Sous mes yeux, le décor me rappelle le cirque. Alors, je prends place dans le plus grand chapiteau du monde : notre vie. En parlant de l’être humain, avec des mots simples, Louis Calaferte donne à réfléchir sur notre condition. Les saynètes se succèdent comme des numéros de clowns. Je revois cette femme désireuse de dire quelque chose d’important aux passants mais personne pour y prêter attention ; de la petite fille fière de son papa qui est chasseur, mais malheureuse de voir les animaux morts ensanglantés ; d’un enfant se demandant « comment c’est sous terre et ce que l’on y fait ? » et l’autre de répondre « on fait le mort » dans une angoisse palpable ; des deux traiders hyperspeed réfléchissant à l’après, à la fameuse lumière qui appelle à l’autre côté, spéculant sur ce que cela peut être, mais que de toute façon, on n’en sait rien ; du bonhomme qui nous rappelle que l’on finit tous sous terre et que nous l’avons tous dans le cul ; du marché de l’offre et de la demande et sa dynamique spéculative (tout cela pour un chapeau !!!).

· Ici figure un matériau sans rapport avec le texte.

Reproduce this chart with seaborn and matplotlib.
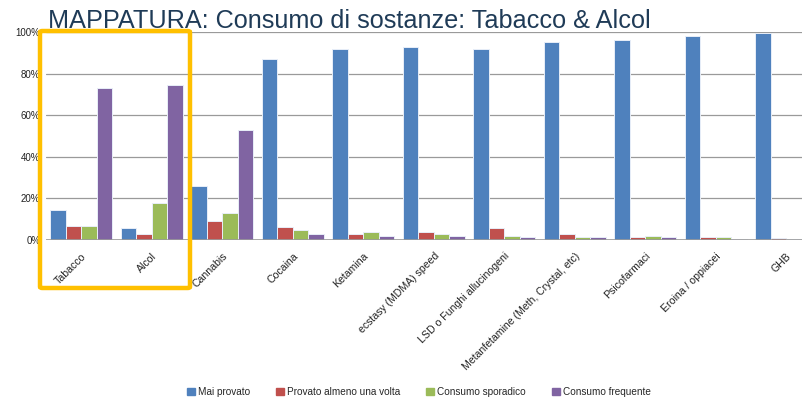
import matplotlib
matplotlib.use("Agg")
import matplotlib.pyplot as plt
import matplotlib.patches as mpatches
import pandas as pd
import seaborn as sns

# ── data ────────────────────────────────────
categories = [
    "Tabacco", "Alcol", "Cannabis", "Cocaina", "Ketamina",
    "ecstasy (MDMA) speed", "LSD o Funghi allucinogeni",
    "Metanfetamine (Meth, Crystal, etc)", "Psicofarmaci",
    "Eroina / oppiacei", "GHB",
]
series = ["Mai provato", "Provato almeno una volta", "Consumo sporadico", "Consumo frequente"]

mai_provato = [14.3, 6.0, 26.0, 87.0, 92.0, 92.8, 91.7, 95.4, 96.3, 98.0, 99.7]
provato_una_volta = [6.9, 3.1, 9.3, 6.1, 3.1, 3.7, 6.0, 2.7, 1.3, 1.3, 0.8]
consumo_sporadico = [6.6, 17.8, 13.2, 5.0, 4.0, 2.7, 2.1, 1.6, 2.1, 1.3, 0.3]
consumo_frequente = [73.3, 74.4, 52.9, 2.7, 1.8, 1.8, 1.3, 1.3, 1.3, 0.6, 0.1]

yticks = [0, 20, 40, 60, 80, 100]
colors = ["#4F81BD", "#C0504D", "#9BBB59", "#8064A2"]

rows = []
for name, vals in zip(series, [mai_provato, provato_una_volta, consumo_sporadico, consumo_frequente]):
    for cat, v in zip(categories, vals):
        rows.append({"Sostanza": cat, "Serie": name, "Valore": v})
df = pd.DataFrame(rows)

# ── plot ────────────────────────────────────
sns.set_style("white")
plt.rcParams["font.family"] = ["Liberation Sans", "DejaVu Sans"]

fig = plt.figure(figsize=(8.03, 4.01), dpi=100)
# category pitch ~70.5 px, first group centred at x=81.5; chart is cut at the right edge
ax = fig.add_axes([46 / 803, 1 - 240 / 401, 757 / 803, 208 / 401])

sns.barplot(
    data=df, x="Sostanza", y="Valore", hue="Serie",
    palette=colors, saturation=1, width=0.88, edgecolor="#e8eef8", linewidth=0.7,
    ax=ax, legend=False,
)

ax.set_ylim(0, 100)
ax.set_xlim(-0.5, -0.5 + 757 / 70.5)
ax.set_yticks(yticks)
ax.set_yticklabels([f"{t}%" for t in yticks], fontsize=7, color="#222222")
ax.set_xlabel("")
ax.set_ylabel("")
ax.tick_params(axis="y", length=0, pad=4)
ax.tick_params(axis="x", length=0, pad=8)
ax.set_xticks(range(len(categories)))
ax.set_xticklabels(categories, rotation=45, ha="right", rotation_mode="anchor",
                   fontsize=7.6, color="#222222")

# gridlines
for t in yticks[1:]:
    ax.axhline(t, color="#9a9a9a", lw=0.9, zorder=0)
ax.axhline(0, color="#9a9a9a", lw=1.2, zorder=3)
for s in ax.spines.values():
    s.set_visible(False)

fig.text(48 / 803, 1 - 28 / 401, "MAPPATURA: Consumo di sostanze: Tabacco & Alcol",
         fontsize=18.2, color="#1F3B57", va="baseline")

# highlight box around Tabacco & Alcol
fig.add_artist(mpatches.FancyBboxPatch(
    (40 / 803, 1 - 288 / 401), 150 / 803, 257 / 401,
    boxstyle="round,pad=0,rounding_size=0.003",
    transform=fig.transFigure, fill=False, edgecolor="#FFC000", lw=3.2, zorder=10,
))

handles = [mpatches.Patch(color=c, label=s) for c, s in zip(colors, series)]
fig.legend(handles=handles, loc="center", bbox_to_anchor=(419 / 803, 1 - 392 / 401),
           ncol=4, frameon=False, fontsize=7.2, handlelength=0.8, handleheight=0.8,
           handletextpad=0.3, columnspacing=2.6)

plt.savefig("out.png", dpi=100)
plt.close()
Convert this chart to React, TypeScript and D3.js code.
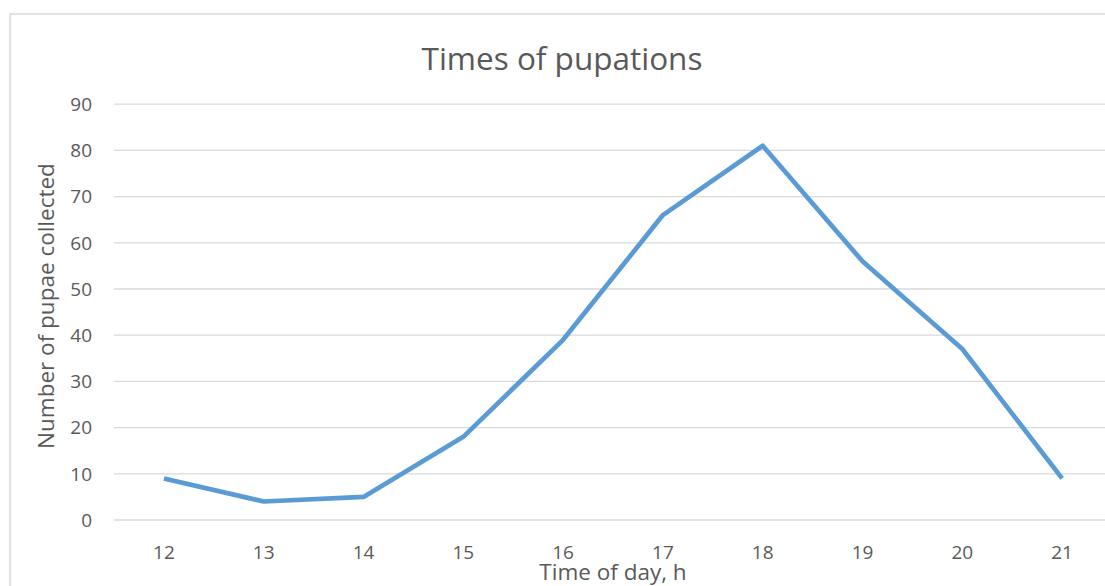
import React from "react";
import * as d3 from "d3";

const hours = ["12", "13", "14", "15", "16", "17", "18", "19", "20", "21"];
const pupae = [9, 4, 5, 18, 39, 66, 81, 56, 37, 9];
const yTicks = [0, 10, 20, 30, 40, 50, 60, 70, 80, 90];

const W = 1105;
const H = 586;
const FONT = "'Open Sans', 'Liberation Sans', sans-serif";
const TEXT = "#595959";

export default function App() {
  const left = 114;
  const right = 1112;
  const top = 104.2;
  const bottom = 520;

  const x = d3.scaleBand<string>().domain(hours).range([left, right]).padding(0);
  const y = d3.scaleLinear().domain([0, 90]).range([bottom, top]);
  const cx = (h: string) => (x(h) ?? 0) + x.bandwidth() / 2;

  const line = d3
    .line<number>()
    .x((_, i) => cx(hours[i]))
    .y((d) => y(d));

  return (
    <svg width={W} height={H} style={{ position: "absolute", left: 0, top: 0, background: "#fff" }}>
      <rect x={10} y={14} width={1110} height={600} fill="#fff" stroke="#d9d9d9" strokeWidth={1.5} />
      <text x={562} y={70} textAnchor="middle" fontFamily={FONT} fontSize={31.5} fill={TEXT}>
        Times of pupations
      </text>
      {yTicks.map((t) => (
        <g key={t}>
          <line x1={left} x2={right} y1={y(t)} y2={y(t)} stroke="#d9d9d9" strokeWidth={1.3} />
          <text x={92} y={y(t)} dy="0.36em" textAnchor="end" fontFamily={FONT} fontSize={19} fill={TEXT}>
            {t}
          </text>
        </g>
      ))}
      {hours.map((h) => (
        <text key={h} x={cx(h)} y={559} textAnchor="middle" fontFamily={FONT} fontSize={19} fill={TEXT}>
          {h}
        </text>
      ))}
      <path d={line(pupae) ?? ""} fill="none" stroke="#5b9bd5" strokeWidth={4.7} strokeLinejoin="round" />
      <text x={613} y={580} textAnchor="middle" fontFamily={FONT} fontSize={22.5} fill={TEXT}>
        Time of day, h
      </text>
      <text
        transform={`translate(54,306) rotate(-90)`}
        textAnchor="middle"
        fontFamily={FONT}
        fontSize={22.5}
        fill={TEXT}
      >
        Number of pupae collected
      </text>
    </svg>
  );
}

Je prends peur, car je réalise que sous ces personnages se cache notre monde. Je ris (jaune) de me voir, de nous voir, mais je quitte la salle le sourire aux lèvres avec cette envie de tout bousculer : tout n’est pas encore joué, il nous reste des partitions à écrire et nous devons, “petites gens“, reprendre les choses en main. Le monde est à l’image de l’homme et son évolution necessite notre métamorphose.

Comme la vie et ses paradoxes, à la gravité de la situation, la mise en scène répond par la drôlerie et le burlesque. Les numéros s’enchaînent parfaitement les uns aux autres avec toujours le même fil conducteur : l’humain. Finalement, nous sommes tous des freaks.

Du théâtre à réfléchir et qui nous pousse à agir. Du théâtre militant ?

Laurent Bourbousson.


?????? “Je veux qu’on me parle – voyage en pays Calaferte” a été joué du 21 au 25 mai 2008 au Théâtre Des Halles Avignon. Sera repris durant le festival Off dans ce même théâtre.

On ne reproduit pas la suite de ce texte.